(Work to do): Return the lines below exactly, from the first line to the line that contains "5.16, 4.54, 4.82];". Leave out pictures.

(Information provided):
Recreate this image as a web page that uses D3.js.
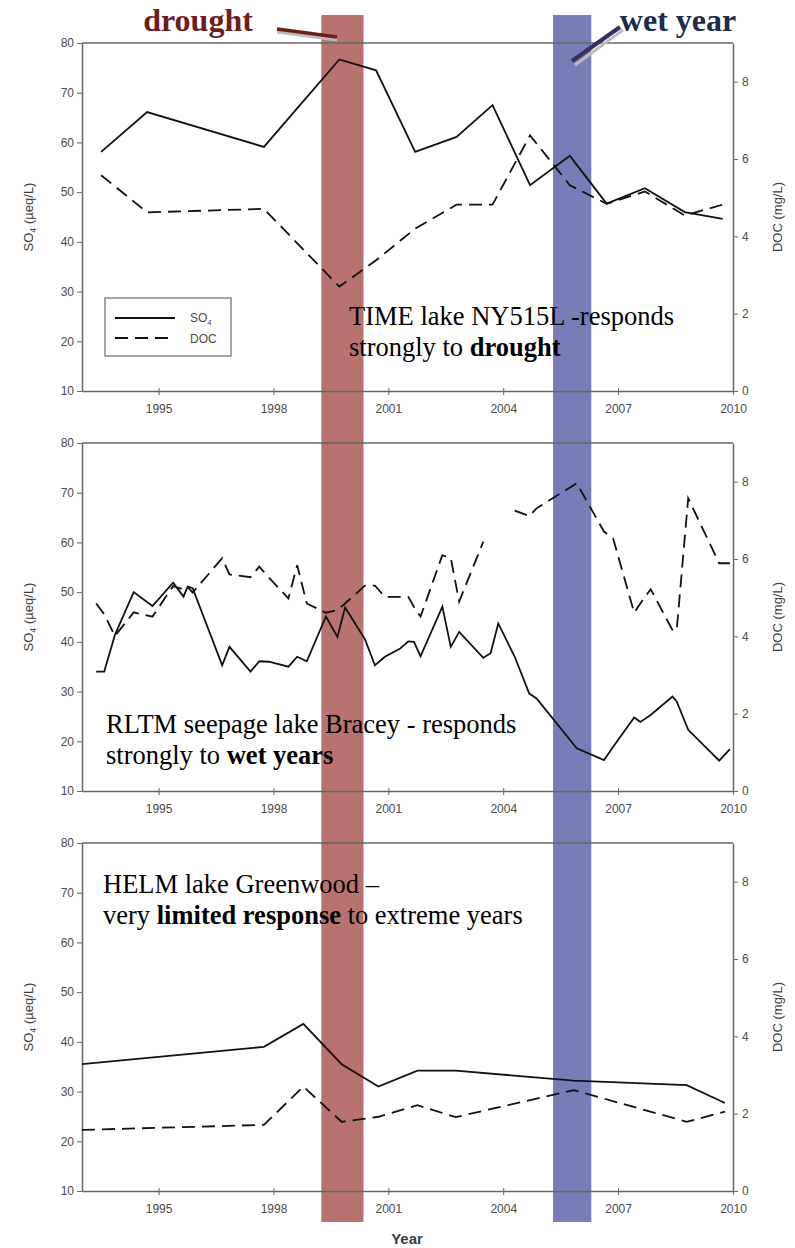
<!DOCTYPE html>
<html>
<head>
<meta charset="utf-8">
<script src="https://cdn.jsdelivr.net/npm/d3@7"></script>
<style>
  html, body { margin: 0; padding: 0; background: #fff; }
  svg { display: block; }
  .tick text { font-family: "Liberation Sans", Arial, sans-serif; font-size: 12px; fill: #4a4a4a; }
  .tick line, .domain { stroke: #666; }
</style>
</head>
<body>
<svg id="chart" width="795" height="1248"></svg>
<script>
// ---- Data -------------------------------------------------------------
const yearTicks = [1995, 1998, 2001, 2004, 2007, 2010];
const so4Ticks = [10, 20, 30, 40, 50, 60, 70, 80];
const docTicks = [0, 2, 4, 6, 8];

// Extreme-year bands (decimal years)
const droughtBand = [1999.25, 2000.35];
const wetBand = [2005.3, 2006.3];

// TIME lake NY515L
const timeYears = [1993.5, 1994.7, 1997.75, 1999.72, 2000.68, 2001.7, 2002.78, 2003.72, 2004.7, 2005.74, 2006.7, 2007.7, 2008.74, 2009.73];
const timeSO4 = [58.1, 66.1, 59.1, 76.7, 74.5, 58.1, 61.1, 67.5, 51.4, 57.3, 47.7, 50.8, 46.0, 44.6];
const timeDOC = [5.58, 4.62, 4.71, 2.70, 3.38, 4.2, 4.82, 4.82, 6.61, 5.32, 4.84, 5.16, 4.54, 4.82];

// RLTM seepage lake Bracey
const rltmYears = [1993.37, 1993.58, 1993.86, 1994.35, 1994.84, 1995.38, 1995.65, 1995.76, 1995.89, 1996.66,
  1996.85, 1997.4, 1997.63, 1997.88, 1998.39, 1998.62, 1998.87, 1999.37, 1999.67, 1999.87,
  2000.39, 2000.65, 2000.91, 2001.3, 2001.52, 2001.67, 2001.84, 2002.41, 2002.63, 2002.85,
  2003.48, 2003.67, 2003.87, 2004.3, 2004.68, 2004.87, 2005.92, 2006.63, 2006.87, 2007.42,
  2007.58, 2007.85, 2008.42, 2008.53, 2008.83, 2009.64, 2009.92];
const rltmSO4 = [34.0, 34.0, 41.4, 50.0, 47.2, 51.9, 49.1, 51.1, 50.8, 35.3,
  39.0, 34.0, 36.1, 36.0, 35.0, 37.0, 36.1, 45.1, 41.0, 46.9,
  40.5, 35.3, 37.0, 38.6, 40.1, 40.0, 37.1, 47.1, 39.0, 42.0,
  36.8, 37.7, 43.7, 37.0, 29.6, 28.6, 18.6, 16.2, 18.9, 24.8,
  23.9, 25.3, 29.0, 28.0, 22.3, 16.1, 18.4];
const rltmDOC = [4.85, 4.57, 4.01, 4.62, 4.51, 5.30, 5.21, 5.28, 5.13, 6.02,
  5.60, 5.53, 5.80, 5.52, 4.98, 5.84, 4.85, 4.61, 4.68, 4.85,
  5.31, 5.31, 5.02, 5.02, 5.02, 4.76, 4.51, 6.10, 6.02, 4.90,
  6.45, null, null, 7.25, 7.11, 7.31, 7.96, 6.71, 6.53, 4.61,
  4.85, 5.22, 4.16, 4.16, 7.57, 5.89, 5.89];

// HELM lake Greenwood
const helmYears = [1993.0, 1997.75, 1998.78, 1999.78, 2000.74, 2001.76, 2002.76, 2005.84, 2008.79, 2009.79];
const helmSO4 = [35.5, 39.0, 43.6, 35.5, 31.0, 34.2, 34.2, 32.2, 31.3, 27.7];
const helmDOC = [1.58, 1.71, 2.70, 1.79, 1.92, 2.22, 1.91, 2.61, 1.79, 2.05];

// ---- Layout -----------------------------------------------------------
const svg = d3.select("#chart");
const left = 82, right = 733, panelH = 348;
const panelTops = [43, 443, 843];
const bandTop = 15, bandBottom = 1222;

const x = d3.scaleLinear().domain([1993, 2010]).range([left, right]);

const panels = [
  { years: timeYears, so4: timeSO4, doc: timeDOC,
    text: [[{t: "TIME lake NY515L -responds"}], [{t: "strongly to "}, {t: "drought", b: true}]],
    tx: 349, ty: 282 },
  { years: rltmYears, so4: rltmSO4, doc: rltmDOC,
    text: [[{t: "RLTM seepage lake Bracey - responds"}], [{t: "strongly to "}, {t: "wet years", b: true}]],
    tx: 106, ty: 290 },
  { years: helmYears, so4: helmSO4, doc: helmDOC,
    text: [[{t: "HELM lake Greenwood \u2013"}], [{t: "very "}, {t: "limited response", b: true}, {t: " to extreme years"}]],
    tx: 103, ty: 50 }
];

// ---- Extreme-year bands -----------------------------------------------
svg.append("rect")
  .attr("x", x(droughtBand[0])).attr("width", x(droughtBand[1]) - x(droughtBand[0]))
  .attr("y", bandTop).attr("height", bandBottom - bandTop)
  .attr("fill", "rgb(184,114,111)");
svg.append("rect")
  .attr("x", x(wetBand[0])).attr("width", x(wetBand[1]) - x(wetBand[0]))
  .attr("y", bandTop).attr("height", bandBottom - bandTop)
  .attr("fill", "rgb(123,123,184)");

// ---- Panels -----------------------------------------------------------
panels.forEach((p, i) => {
  const top = panelTops[i], bottom = top + panelH;
  const yL = d3.scaleLinear().domain([10, 80]).range([bottom, top]);
  const yR = d3.scaleLinear().domain([0, 9]).range([bottom, top]);
  const g = svg.append("g");

  // frame top
  g.append("line").attr("x1", left).attr("x2", right).attr("y1", top).attr("y2", top)
    .attr("stroke", "#666").attr("stroke-width", 1.5);

  // left axis
  g.append("g").attr("transform", `translate(${left},0)`)
    .call(d3.axisLeft(yL).tickValues(so4Ticks).tickSize(5).tickSizeOuter(0).tickPadding(3))
    .call(a => a.select(".domain").attr("stroke-width", 1.5));

  // right axis
  g.append("g").attr("transform", `translate(${right},0)`)
    .call(d3.axisRight(yR).tickValues(docTicks).tickSize(5).tickSizeOuter(0).tickPadding(4))
    .call(a => a.select(".domain").attr("stroke-width", 1.5));

  // bottom axis
  const xa = g.append("g").attr("transform", `translate(0,${bottom})`)
    .call(d3.axisBottom(x).tickValues(yearTicks).tickFormat(d3.format("d")).tickSize(4).tickSizeOuter(0).tickPadding(9))
    .call(a => a.select(".domain").attr("stroke-width", 1.5));
  xa.selectAll(".tick line").attr("y1", -3);

  // axis titles
  const lt = g.append("text")
    .attr("transform", `translate(33,${(top + bottom) / 2}) rotate(-90)`)
    .attr("text-anchor", "middle")
    .attr("font-family", "Liberation Sans, Arial, sans-serif").attr("font-size", 13).attr("fill", "#3c3c3c");
  lt.append("tspan").text("SO");
  lt.append("tspan").text("4").attr("font-size", 9).attr("dy", 3);
  lt.append("tspan").text(" (\u00b5eq/L)").attr("dy", -3);

  g.append("text")
    .attr("transform", `translate(782,${(top + bottom) / 2}) rotate(-90)`)
    .attr("text-anchor", "middle")
    .attr("font-family", "Liberation Sans, Arial, sans-serif").attr("font-size", 13).attr("fill", "#3c3c3c")
    .text("DOC (mg/L)");

  // series lines
  const pts = p.years.map((yr, k) => ({ yr, so4: p.so4[k], doc: p.doc[k] }));
  g.append("path").datum(pts)
    .attr("fill", "none").attr("stroke", "#111").attr("stroke-width", 1.8)
    .attr("d", d3.line().x(d => x(d.yr)).y(d => yL(d.so4)));
  g.append("path").datum(pts)
    .attr("fill", "none").attr("stroke", "#111").attr("stroke-width", 1.8)
    .attr("stroke-dasharray", "13,7")
    .attr("d", d3.line().defined(d => d.doc != null).x(d => x(d.yr)).y(d => yR(d.doc)));

  // panel annotation
  p.text.forEach((line, li) => {
    const t = g.append("text")
      .attr("x", p.tx).attr("y", top + p.ty + li * 31)
      .attr("font-family", "Liberation Serif, Times New Roman, serif").attr("font-size", 26.5).attr("fill", "#000");
    line.forEach(s => t.append("tspan").text(s.t).attr("font-weight", s.b ? "bold" : "normal"));
  });
});

// ---- Legend (first panel) ----------------------------------------------
const lg = svg.append("g");
lg.append("rect").attr("x", 105).attr("y", 298).attr("width", 126).attr("height", 58)
  .attr("fill", "#fff").attr("stroke", "#888").attr("stroke-width", 1.5);
lg.append("line").attr("x1", 115).attr("x2", 175).attr("y1", 318).attr("y2", 318)
  .attr("stroke", "#111").attr("stroke-width", 1.8);
lg.append("line").attr("x1", 115).attr("x2", 175).attr("y1", 338).attr("y2", 338)
  .attr("stroke", "#111").attr("stroke-width", 1.8).attr("stroke-dasharray", "13,7");
const ls = lg.append("text").attr("x", 190).attr("y", 322)
  .attr("font-family", "Liberation Sans, Arial, sans-serif").attr("font-size", 12).attr("fill", "#4a4a4a");
ls.append("tspan").text("SO");
ls.append("tspan").text("4").attr("font-size", 8).attr("dy", 3);
lg.append("text").attr("x", 190).attr("y", 343)
  .attr("font-family", "Liberation Sans, Arial, sans-serif").attr("font-size", 12).attr("fill", "#4a4a4a")
  .text("DOC");

// ---- X axis title ------------------------------------------------------
svg.append("text").attr("x", 407).attr("y", 1244).attr("text-anchor", "middle")
  .attr("font-family", "Liberation Sans, Arial, sans-serif").attr("font-size", 15).attr("fill", "#3c3c3c")
  .attr("font-weight", "bold").text("Year");

// ---- Event callouts ----------------------------------------------------
svg.append("text").attr("x", 198).attr("y", 31).attr("text-anchor", "middle")
  .attr("font-family", "Liberation Serif, Times New Roman, serif").attr("font-size", 32)
  .attr("font-weight", "bold").attr("fill", "#6e1d1d").text("drought");
svg.append("line").attr("x1", 277).attr("y1", 30).attr("x2", 337).attr("y2", 38)
  .attr("stroke", "#bbb").attr("stroke-width", 3).attr("transform", "translate(0,2)");
svg.append("line").attr("x1", 277).attr("y1", 29).attr("x2", 337).attr("y2", 37)
  .attr("stroke", "#6e1d1d").attr("stroke-width", 3.5);

svg.append("text").attr("x", 678).attr("y", 31).attr("text-anchor", "middle")
  .attr("font-family", "Liberation Serif, Times New Roman, serif").attr("font-size", 32)
  .attr("font-weight", "bold").attr("fill", "#1d2b4d").text("wet year");
svg.append("line").attr("x1", 574).attr("y1", 63).attr("x2", 622).attr("y2", 28)
  .attr("stroke", "#bbb").attr("stroke-width", 3).attr("transform", "translate(1,2)");
svg.append("line").attr("x1", 572).attr("y1", 61).attr("x2", 620).attr("y2", 27)
  .attr("stroke", "#3b2d5e").attr("stroke-width", 4);
</script>
</body>
</html>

(Complete answer):
Recreate this image as a web page that uses D3.js.
<!DOCTYPE html>
<html>
<head>
<meta charset="utf-8">
<script src="https://cdn.jsdelivr.net/npm/d3@7"></script>
<style>
  html, body { margin: 0; padding: 0; background: #fff; }
  svg { display: block; }
  .tick text { font-family: "Liberation Sans", Arial, sans-serif; font-size: 12px; fill: #4a4a4a; }
  .tick line, .domain { stroke: #666; }
</style>
</head>
<body>
<svg id="chart" width="795" height="1248"></svg>
<script>
// ---- Data -------------------------------------------------------------
const yearTicks = [1995, 1998, 2001, 2004, 2007, 2010];
const so4Ticks = [10, 20, 30, 40, 50, 60, 70, 80];
const docTicks = [0, 2, 4, 6, 8];

// Extreme-year bands (decimal years)
const droughtBand = [1999.25, 2000.35];
const wetBand = [2005.3, 2006.3];

// TIME lake NY515L
const timeYears = [1993.5, 1994.7, 1997.75, 1999.72, 2000.68, 2001.7, 2002.78, 2003.72, 2004.7, 2005.74, 2006.7, 2007.7, 2008.74, 2009.73];
const timeSO4 = [58.1, 66.1, 59.1, 76.7, 74.5, 58.1, 61.1, 67.5, 51.4, 57.3, 47.7, 50.8, 46.0, 44.6];
const timeDOC = [5.58, 4.62, 4.71, 2.70, 3.38, 4.2, 4.82, 4.82, 6.61, 5.32, 4.84, 5.16, 4.54, 4.82];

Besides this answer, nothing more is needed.